For lunches she relies on a supply of hummus, Wheat Thins, grape tomatoes, Greek yogurt, cantaloupe and blueberries.

And for dinners she stocked up on frozen fish fillets, veggie burgers, sea scallops, low-fat chicken sausages, canned tuna, black beans and chickpeas.

She gives herself a treat each day so she doesn’t feel deprived. We all have our ideas of what a treat is, but for her a quarter-cup of light ice cream does it.

In March, when it became clear that a period of staying home was ahead of her, she started weighing herself each morning to keep an eye on her weight. She was out to stay within a two-pound (almost a kilogram) range.

When her weight started to creep up in mid-April she revived an old habit of brushing and flossing her teeth after dinner so she wouldn’t be tempted by late night snacking.
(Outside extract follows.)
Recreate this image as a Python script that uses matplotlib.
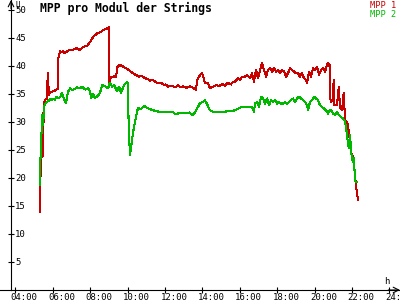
import matplotlib
matplotlib.use("Agg")
import matplotlib.pyplot as plt

# MPP 1 (red): time in hours, voltage per module
mpp1_time = [5.32, 5.33, 5.37, 5.38, 5.42, 5.44, 5.46, 5.49, 5.50, 5.53, 5.56, 5.62,
             5.70, 5.73, 5.76, 5.78, 5.80, 5.86, 6.02, 6.18, 6.28, 6.30, 6.39, 6.45,
             6.55, 6.65, 6.76, 6.93, 7.09, 7.30, 7.46, 7.57, 7.73, 7.84, 8.00, 8.16,
             8.37, 8.53, 8.69, 8.90, 9.01, 9.02, 9.04, 9.06, 9.12, 9.28, 9.33, 9.40,
             9.44, 9.55, 9.60, 9.76, 9.97, 10.13, 10.29, 10.45, 10.61, 10.78, 10.94,
             11.09, 11.20, 11.36, 11.52, 11.63, 11.79, 11.95, 12.06, 12.16, 12.27,
             12.43, 12.59, 12.70, 12.81, 12.97, 13.13, 13.34, 13.45, 13.61, 13.66,
             13.72, 13.88, 13.98, 14.04, 14.14, 14.30, 14.41, 14.57, 14.73, 14.89,
             15.05, 15.21, 15.37, 15.53, 15.64, 15.75, 15.91, 16.02, 16.12, 16.28,
             16.39, 16.55, 16.66, 16.76, 16.87, 16.98, 17.09, 17.19, 17.30, 17.41,
             17.51, 17.62, 17.73, 17.83, 17.94, 18.05, 18.16, 18.26, 18.37, 18.48,
             18.58, 18.69, 18.80, 18.90, 19.01, 19.12, 19.22, 19.33, 19.44, 19.55,
             19.60, 19.71, 19.81, 19.92, 20.03, 20.13, 20.24, 20.35, 20.45, 20.56,
             20.67, 20.72, 20.80, 20.83, 20.88, 20.99, 21.02, 21.06, 21.20, 21.30,
             21.36, 21.47, 21.56, 21.63, 21.74, 21.79, 21.84, 21.90, 21.95, 22.00,
             22.05, 22.16, 22.21, 22.32]
mpp1_volt = [14.0, 18.2, 23.2, 28.0, 24.0, 27.0, 23.8, 26.5, 31.6, 30.0, 33.6, 34.0,
             34.2, 38.5, 38.7, 35.5, 34.9, 35.2, 35.5, 35.7, 36.0, 41.4, 42.6, 42.5,
             42.6, 42.3, 42.6, 42.9, 42.9, 43.2, 42.8, 43.3, 43.5, 43.6, 44.3, 45.2,
             45.8, 46.0, 46.4, 46.7, 46.9, 37.5, 36.6, 38.0, 37.9, 38.2, 38.0, 38.2,
             39.8, 40.1, 40.2, 39.9, 39.5, 39.1, 38.7, 38.4, 38.1, 38.2, 37.8,
             37.7, 37.4, 37.5, 37.1, 36.9, 37.0, 36.6, 36.7, 36.3, 36.5,
             36.4, 36.2, 36.6, 36.2, 36.4, 36.1, 36.4, 36.2, 35.9, 35.7,
             37.5, 38.4, 38.8, 38.2, 36.9, 37.0, 36.0, 36.3, 36.6, 36.4,
             36.8, 36.5, 37.0, 36.7, 37.2, 37.2, 37.8, 37.5, 38.1, 38.1,
             38.4, 37.8, 38.7, 37.2, 39.3, 37.8, 39.3, 40.5, 39.3, 38.1,
             39.3, 39.6, 39.0, 39.6, 39.0, 39.3, 38.7, 39.3, 39.0, 38.1,
             38.7, 39.6, 39.3, 39.0, 38.7, 38.7, 38.1, 38.7, 37.8, 37.5,
             36.9, 39.0, 38.1, 39.6, 39.3, 39.9, 38.4, 39.3, 39.6, 39.0,
             40.2, 40.5, 40.2, 34.3, 33.6, 33.8, 37.5, 33.0, 33.0, 36.3,
             32.5, 32.1, 35.2, 30.4, 30.0, 29.3, 28.0, 26.4, 24.6, 24.1,
             23.9, 20.9, 18.75, 16.1]

# MPP 2 (green)
mpp2_time = [5.32, 5.34, 5.40, 5.43, 5.46, 5.49, 5.52, 5.56, 5.62, 5.70, 5.80, 5.86,
             5.96, 6.02, 6.12, 6.18, 6.28, 6.39, 6.50, 6.60, 6.71, 6.82, 6.93, 7.03,
             7.19, 7.30, 7.46, 7.57, 7.73, 7.89, 8.00, 8.05, 8.16, 8.26, 8.42, 8.53,
             8.64, 8.80, 8.96, 9.06, 9.17, 9.28, 9.44, 9.55, 9.65, 9.81, 9.97, 10.03,
             10.06, 10.13, 10.19, 10.29, 10.45, 10.56, 10.67, 10.78, 10.88, 11.04,
             11.20, 11.47, 11.74, 12.01, 12.43, 12.54, 12.81, 13.34, 13.45, 13.61,
             13.77, 13.88, 14.04, 14.14, 14.25, 14.41, 14.57, 15.48, 15.75, 15.91,
             16.12, 16.66, 16.76, 16.82, 16.93, 17.03, 17.14, 17.25, 17.35, 17.46,
             17.57, 17.67, 17.78, 17.89, 17.99, 18.10, 18.21, 18.32, 18.42, 18.53,
             18.64, 18.74, 18.85, 18.96, 19.06, 19.17, 19.28, 19.39, 19.49, 19.60,
             19.65, 19.76, 19.87, 19.97, 20.08, 20.19, 20.29, 20.40, 20.51, 20.62,
             20.72, 20.83, 20.88, 20.99, 21.10, 21.20, 21.31, 21.42, 21.52, 21.63,
             21.74, 21.79, 21.84, 21.90, 21.95, 22.00, 22.05, 22.11, 22.16, 22.21,
             22.26]
mpp2_volt = [18.8, 22.9, 28.0, 31.2, 31.0, 29.5, 31.5, 33.0, 33.4, 33.6, 33.8, 34.1,
             33.9, 34.1, 34.0, 34.5, 34.3, 34.4, 35.2, 34.1, 33.4, 35.4, 36.0, 35.7,
             35.9, 36.2, 36.0, 36.3, 35.8, 36.0, 35.5, 34.3, 35.0, 34.3, 34.7, 35.2,
             36.6, 36.4, 36.0, 37.0, 36.3, 36.6, 35.5, 36.3, 35.2, 36.6, 37.1, 36.8,
             29.1, 24.1, 25.5, 28.0, 30.9, 32.5, 32.3, 32.5, 32.9, 32.5,
             32.3, 32.0, 31.8, 31.8, 31.8, 31.4, 31.6, 31.7, 31.2, 31.7,
             32.7, 33.4, 33.6, 33.9, 33.2, 32.1, 31.8, 31.9, 32.1, 32.4,
             32.7, 32.7, 31.8, 33.3, 33.6, 32.7, 34.5, 34.2, 33.3, 34.2,
             33.0, 33.9, 33.6, 33.9, 33.3, 33.6, 33.3, 33.3, 33.6, 33.3,
             33.6, 33.9, 34.2, 33.6, 34.2, 34.5, 34.2, 33.9, 33.6, 33.0,
             32.1, 33.6, 33.9, 34.5, 34.2, 33.9, 33.0, 32.7, 32.4, 32.1,
             31.5, 32.1, 32.1, 31.5, 31.25, 31.8, 31.25, 30.9, 30.65, 30.1,
             27.7, 25.9, 25.3, 27.7, 25.0, 23.5, 22.9, 23.5, 19.6, 19.3,
             19.3]

yticks = [5, 10, 15, 20, 25, 30, 35, 40, 45, 50]
xticks = [4, 6, 8, 10, 12, 14, 16, 18, 20, 22, 24]
xlabels = ["04:00", "06:00", "08:00", "10:00", "12:00", "14:00", "16:00",
           "18:00", "20:00", "22:00", "24:00"]

red = "#c80000"
green = "#00b800"
mono = "DejaVu Sans Mono"

fig = plt.figure(figsize=(4, 3), dpi=100)
ax = fig.add_axes([11 / 400, 10 / 300, 389 / 400, 290 / 300])

ax.plot(mpp1_time, mpp1_volt, color=red, lw=0.75, antialiased=False)
ax.plot(mpp2_time, mpp2_volt, color=green, lw=0.75, antialiased=False)

ax.set_xlim(3.77, 24.57)
ax.set_ylim(0, 51.79)

for s in ["top", "right"]:
    ax.spines[s].set_visible(False)
for s in ["left", "bottom"]:
    ax.spines[s].set_linewidth(0.8)

ax.set_xticks(xticks)
ax.set_yticks(yticks)
ax.set_xticklabels([])
ax.set_yticklabels([])
ax.tick_params(direction="inout", length=4.5, width=0.8)

for v in yticks:
    ax.annotate(str(v), xy=(0, v), xycoords=("axes fraction", "data"),
                xytext=(4, 0), textcoords="offset pixels",
                ha="left", va="center", fontsize=6.5, family=mono)
for h, lab in zip(xticks, xlabels):
    ax.annotate(lab, xy=(h, 0), xycoords=("data", "axes fraction"),
                xytext=(-4.5, -2.5), textcoords="offset pixels",
                ha="left", va="top", fontsize=6.5, family=mono,
                annotation_clip=False)

# axis arrows and units
ax.annotate("", xy=(0, 1.0), xytext=(0, 0.97), xycoords="axes fraction",
            arrowprops=dict(arrowstyle="->", lw=0.8, color="black",
                            shrinkA=0, shrinkB=0))
ax.annotate("", xy=(1.0, 0), xytext=(0.97, 0), xycoords="axes fraction",
            arrowprops=dict(arrowstyle="->", lw=0.8, color="black",
                            shrinkA=0, shrinkB=0))
ax.plot([-11 / 389, 0], [0, 0], transform=ax.transAxes, color="black",
        lw=0.8, clip_on=False)
fig.text(16 / 400, 1 - 0.5 / 300, "U", ha="left", va="top", fontsize=5.5, family=mono)
fig.text(387 / 400, 1 - 281 / 300, "h", ha="center", va="center",
         fontsize=6.5, family=mono)

fig.text(40 / 400, 1 - 2 / 300, "MPP pro Modul der Strings", ha="left", va="top",
         fontsize=8.3, family=mono, fontweight="bold")
fig.text(396 / 400, 1 - 1 / 300, "MPP 1", ha="right", va="top", fontsize=6.2,
         family=mono, color=red)
fig.text(396 / 400, 1 - 10 / 300, "MPP 2", ha="right", va="top", fontsize=6.2,
         family=mono, color=green)

fig.savefig("out.png", dpi=100, facecolor="white")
The second healthy older person is 67-year-old Australian sports medicine doctor Peter Brukner. He’s been the team doctor for a number of Australian sports teams and in recent years has become particularly interested in nutrition.

His diet is built around meat, fish, eggs, dairy, non-starchy vegetables, berries, nuts and olive oil. He says ultra-processed foods high in sugar, starch and vegetable oils are off the menu.

He drinks water, milk, coffee and green tea with an occasional glass of wine or low-carb beer. He doesn’t drink soft drinks, fruit juices, flavoured milks or energy drinks.

Breakfast is either full-fat Greek yoghurt with a mixture of nuts and seeds topped with cinnamon, or cooked eggs with a combination of bacon, mushrooms, smoked salmon and avocado.

Lunch is a salad, or nuts and cheese. His evening meal is meat or fish and non-starchy vegetables such as broccoli, green beans and cauliflower. If he wants pasta he uses zucchini noodles (‘zoodles’), and he has his curries on a bed of cauliflower rice.

Dessert is fresh berries with cream and a small square of dark chocolate.

My point isn’t so much that we ought to slavishly copy one or the other, but that there are things we can learn from this pair.

While they eat very differently, both follow a rough blueprint they’re happy with, and having that structure eliminates the need for decision-making, especially when they might be bored, frustrated, tired or stressed.

They also avoid snacks between meals and have a small daily treat.

When healthy eating is challenging, creating a plan that suits us, skipping the snacks and giving ourselves a small daily treat can be a recipe for getting back on track.